Durum, ittifak içinde üretim kotaları üzerindeki önceki iç anlaşmazlıkları hatırlatıyor ve 2023’te Angola’nın gruptan ayrılmasıyla sonuçlanan önemli bir anlaşmazlığı içeriyor.
ING analistleri, potansiyel sonuçlar hakkında uyarıda bulunarak şunları belirtti: “OPEC+ üyeleri arasındaki daha fazla anlaşmazlık, fiyat savaşına yol açabileceği için açık bir aşağı yönlü risktir.”
ABD-Çin Ticaret İlişkileri Destek Sunuyor
Fiyat desteği, dünyanın en büyük iki ekonomisinin yenilenen ticaret müzakerelerine doğru ilerleyebileceğine dair işaretlerden kısmen geldi. Pekin, Perşembe günü ABD tarifelerinin kaldırılmasını talep etti ve Wall Street Journal raporuna göre Washington, müzakereleri başlatmak için Çin mallarına uygulanan tarifeleri %50’ye kadar düşürmeyi değerlendirecekti.

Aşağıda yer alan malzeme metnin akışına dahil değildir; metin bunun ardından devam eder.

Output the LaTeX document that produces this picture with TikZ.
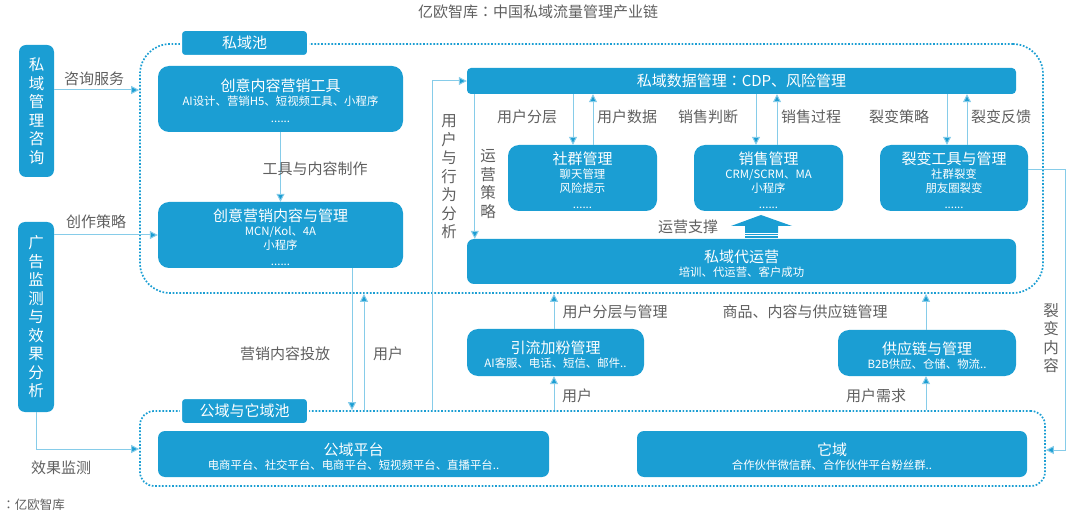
\documentclass[tikz,border=0pt]{standalone}
\usepackage{fontspec}
\setmainfont{Noto Sans CJK SC}
\newfontfamily\colonfont{Noto Sans CJK TC}
\usetikzlibrary{arrows.meta}
\definecolor{boxblue}{HTML}{1B9ED3}
\definecolor{flowblue}{HTML}{86CCE9}
\definecolor{labelgray}{HTML}{5F5F5F}
\tikzset{x=1pt,y=-1pt,
    box/.style={draw=none,fill=boxblue,text=white,rounded corners=7pt,align=center,inner sep=0pt},
    bigbox/.style={box,rounded corners=11pt,font=\fontsize{11.4}{14}\selectfont},
    tagbox/.style={box,rounded corners=4pt,minimum width=127pt,minimum height=26pt,font=\fontsize{15}{17}\selectfont},
    pool/.style={draw=boxblue,line width=1.7pt,dash pattern=on 1.7pt off 1.7pt,rounded corners=30pt},
    flow/.style={draw=flowblue,line width=1pt,-{Triangle[length=8pt,width=8pt,fill=boxblue]}},
    tag/.style={text=labelgray,font=\fontsize{15}{17}\selectfont,inner sep=0pt},
    upright/.style={tag,align=center,font=\fontsize{15.5}{18.5}\selectfont}}
\newcommand{\bigline}[1]{{\fontsize{15}{16}\selectfont\rule{0pt}{17pt}#1}}
\newcommand{\cncolon}{{\colonfont ：}}
\begin{document}
\begin{tikzpicture}
    \useasboundingbox (0,0) rectangle (1080,513);
    \node[tag] (title) at (538,12) {亿欧智库\cncolon 中国私域流量管理产业链};
    % pools
    \node[pool,minimum width=903pt,minimum height=249pt] (privatepool) at (591.5,168.5) {};
    \node[pool,rounded corners=14pt,minimum width=905pt,minimum height=75pt] (publicpool) at (592.5,448.5) {};
    \node[tagbox,draw=white,line width=2pt] (privatetag) at (244.5,43) {私域池};
    \node[tagbox,draw=white,line width=2pt] (publictag) at (244.5,411) {公域与它域池};
    % left column
    \node[box,upright,text=white,minimum width=35pt,minimum height=132pt] (consult) at (36.5,111) {私\\域\\管\\理\\咨\\询};
    \node[box,upright,text=white,minimum width=36pt,minimum height=190pt] (monitor) at (36,317) {广\\告\\监\\测\\与\\效\\果\\分\\析};
    % creative column
    \node[bigbox,minimum width=245pt,minimum height=66pt] (tools) at (280.5,99) {\bigline{创意内容营销工具}\\AI设计、营销H5、短视频工具、小程序\\[3pt]......};
    \node[bigbox,minimum width=245pt,minimum height=66pt] (content) at (280.5,235) {\bigline{创意营销内容与管理}\\MCN/Kol、4A\\小程序\\[2pt]......};
    % private domain
    \node[box,rounded corners=4pt,font=\fontsize{15}{17}\selectfont,minimum width=549pt,minimum height=26pt] (data) at (741.5,81) {私域数据管理\cncolon CDP、风险管理};
    \node[bigbox,minimum width=149pt,minimum height=66pt] (community) at (582.5,178) {\bigline{社群管理}\\聊天管理\\风险提示\\[2pt]......};
    \node[bigbox,minimum width=149pt,minimum height=66pt] (sales) at (768.5,178) {\bigline{销售管理}\\CRM/SCRM、MA\\小程序\\[2pt]......};
    \node[bigbox,minimum width=148pt,minimum height=66pt] (fission) at (954,178) {\bigline{裂变工具与管理}\\社群裂变\\朋友圈裂变\\[2pt]......};
    \node[bigbox,rounded corners=7pt,minimum width=549pt,minimum height=45pt] (operate) at (741.5,261.5) {\bigline{私域代运营}\\培训、代运营、客户成功};
    % feeders
    \node[bigbox,minimum width=177pt,minimum height=47pt] (traffic) at (555.5,352.5) {\bigline{引流加粉管理}\\AI客服、电话、短信、邮件..};
    \node[bigbox,minimum width=178pt,minimum height=46pt] (supply) at (927,353) {\bigline{供应链与管理}\\B2B供应、仓储、物流..};
    % public domain
    \node[bigbox,rounded corners=7pt,minimum width=391pt,minimum height=46pt] (public) at (353.5,454) {\bigline{公域平台}\\电商平台、社交平台、电商平台、短视频平台、直播平台..};
    \node[bigbox,rounded corners=7pt,minimum width=390pt,minimum height=46pt] (other) at (832,454) {\bigline{它域}\\合作伙伴微信群、合作伙伴平台粉丝群..};
    % big arrow
    \fill[boxblue] (761,215) -- (792,226) -- (778,226) -- (778,233) -- (745,233) -- (745,226) -- (731,226) -- cycle;
    \fill[boxblue] (745,234) rectangle (778,235.2);
    \fill[boxblue] (745,236.4) rectangle (778,238);
    % connectors
    \coordinate (bendA) at ([yshift=5pt]monitor.south |- public.center);
    \coordinate (bendB) at ([xshift=37pt,yshift=8pt]fission.east);
    \coordinate (bendC) at ([yshift=4pt]bendB |- public.center);
    \draw[flow] ([yshift=21pt]consult.east) -- ([yshift=21pt]consult.east -| privatepool.west);
    \draw[flow] ([yshift=82pt]monitor.east) -- ([yshift=82pt]monitor.east -| content.west);
    \draw[flow] (monitor.south) -- (bendA) -- (bendA -| publicpool.west);
    \draw[flow] (tools.south) -- (content.north);
    \draw[flow] ([xshift=71.5pt]content.south) -- ([xshift=71.5pt]content.south |- publicpool.north);
    \draw[flow] ([xshift=10.5pt]public.north |- publicpool.north) -- ([xshift=10.5pt]public.north |- privatepool.south);
    \draw[flow] ([xshift=78.5pt]public.north |- publicpool.north) -- ([xshift=78.5pt]public.north |- data.center) -- (data.west);
    \draw[flow] ([xshift=8pt]data.south west) -- ([xshift=8pt]data.south west |- operate.north);
    \draw[flow] ([xshift=-9.5pt]community.north |- data.south) -- ([xshift=-9.5pt]community.north);
    \draw[flow] ([xshift=10.5pt]community.north) -- ([xshift=10.5pt]community.north |- data.south);
    \draw[flow] ([xshift=-12.5pt]sales.north |- data.south) -- ([xshift=-12.5pt]sales.north);
    \draw[flow] ([xshift=8.5pt]sales.north) -- ([xshift=8.5pt]sales.north |- data.south);
    \draw[flow] ([xshift=-7pt]fission.north |- data.south) -- ([xshift=-7pt]fission.north);
    \draw[flow] ([xshift=13pt]fission.north) -- ([xshift=13pt]fission.north |- data.south);
    \draw[flow] ([xshift=-1.5pt]traffic.north) -- ([xshift=-1.5pt]traffic.north |- privatepool.south);
    \draw[flow] ([xshift=-1.5pt]traffic.south |- publicpool.north) -- ([xshift=-1.5pt]traffic.south);
    \draw[flow] ([xshift=-1pt]supply.north) -- ([xshift=-1pt]supply.north |- privatepool.south);
    \draw[flow] ([xshift=-1pt]supply.south |- publicpool.north) -- ([xshift=-1pt]supply.south);
    \draw[flow] ([yshift=8pt]fission.east) -- (bendB) -- (bendC) -- (bendC -| publicpool.east);
    % labels
    \node[tag] (consultlabel) at (94,79) {咨询服务};
    \node[tag] (strategylabel) at (96,222) {创作策略};
    \node[tag] (makelabel) at (315,169) {工具与内容制作};
    \node[tag] (deliverlabel) at (285,354) {营销内容投放};
    \node[tag] (userlabelA) at (388,354) {用户};
    \node[upright] (behaviorlabel) at (449,177) {用\\户\\与\\行\\为\\分\\析};
    \node[upright] (policylabel) at (488,184) {运\\营\\策\\略};
    \node[tag] (layerlabel) at (527,117) {用户分层};
    \node[tag] (userdatalabel) at (627,117) {用户数据};
    \node[tag] (judgelabel) at (708,117) {销售判断};
    \node[tag] (processlabel) at (811,117) {销售过程};
    \node[tag] (fissionlabel) at (899,117) {裂变策略};
    \node[tag] (feedbacklabel) at (1001,117) {裂变反馈};
    \node[tag] (supportlabel) at (688,227) {运营支撑};
    \node[tag] (traffictoplabel) at (615,312) {用户分层与管理};
    \node[tag] (supplytoplabel) at (805,312) {商品、内容与供应链管理};
    \node[tag] (userlabelB) at (577,396) {用户};
    \node[tag] (needlabel) at (876,396) {用户需求};
    \node[upright] (fissionsidelabel) at (1051,338) {裂\\变\\内\\容};
    \node[tag] (watchlabel) at (61,468) {效果监测};
    \node[tag,font=\fontsize{12.5}{14}\selectfont,anchor=east] (sourcelabel) at (65,505) {\cncolon 亿欧智库};
\end{tikzpicture}
\end{document}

Bu ticaret gerilimlerinin çözülmesinin önemi, Rystad Energy analistleri tarafından vurgulandı ve ABD ile Çin arasındaki uzun süreli bir ticaret çatışmasının enerji talebini ciddi şekilde etkileyebileceğini hesapladılar. Tahminlerine göre, Çin’in petrol talebi büyümesi bu yıl sadece 90.000 varil/gün olarak, şu anda öngörülen 180.000 varil/gün seviyesinden yarıya indirilebilir.
İran Nükleer Görüşmeleri Belirsizlik Ekliyor
Piyasa katılımcıları, bu hafta sonu için planlanan ABD ve İran arasındaki üçüncü tur görüşmeleri de yakından izliyor. Bu müzakereler, Tahran’ın uranyum zenginleştirme programına yeniden kısıtlamalar getirilmesi üzerine odaklanıyor ve şu anda yaptırımlarla sınırlı olan İran petrol ihracatı için potansiyel etkiler taşıyor.
Ancak, görünümü karmaşıklaştıran bir durum, Washington’un bu hafta başında İran’ın enerji sektörüne yeni yaptırımlar uygulamasıydı. İran dışişleri bakanlığı bu hamleyi eleştirerek, Tahran ile diplomatik angajman konusunda “iyi niyet ve ciddiyet eksikliği” gösterdiğini belirtti.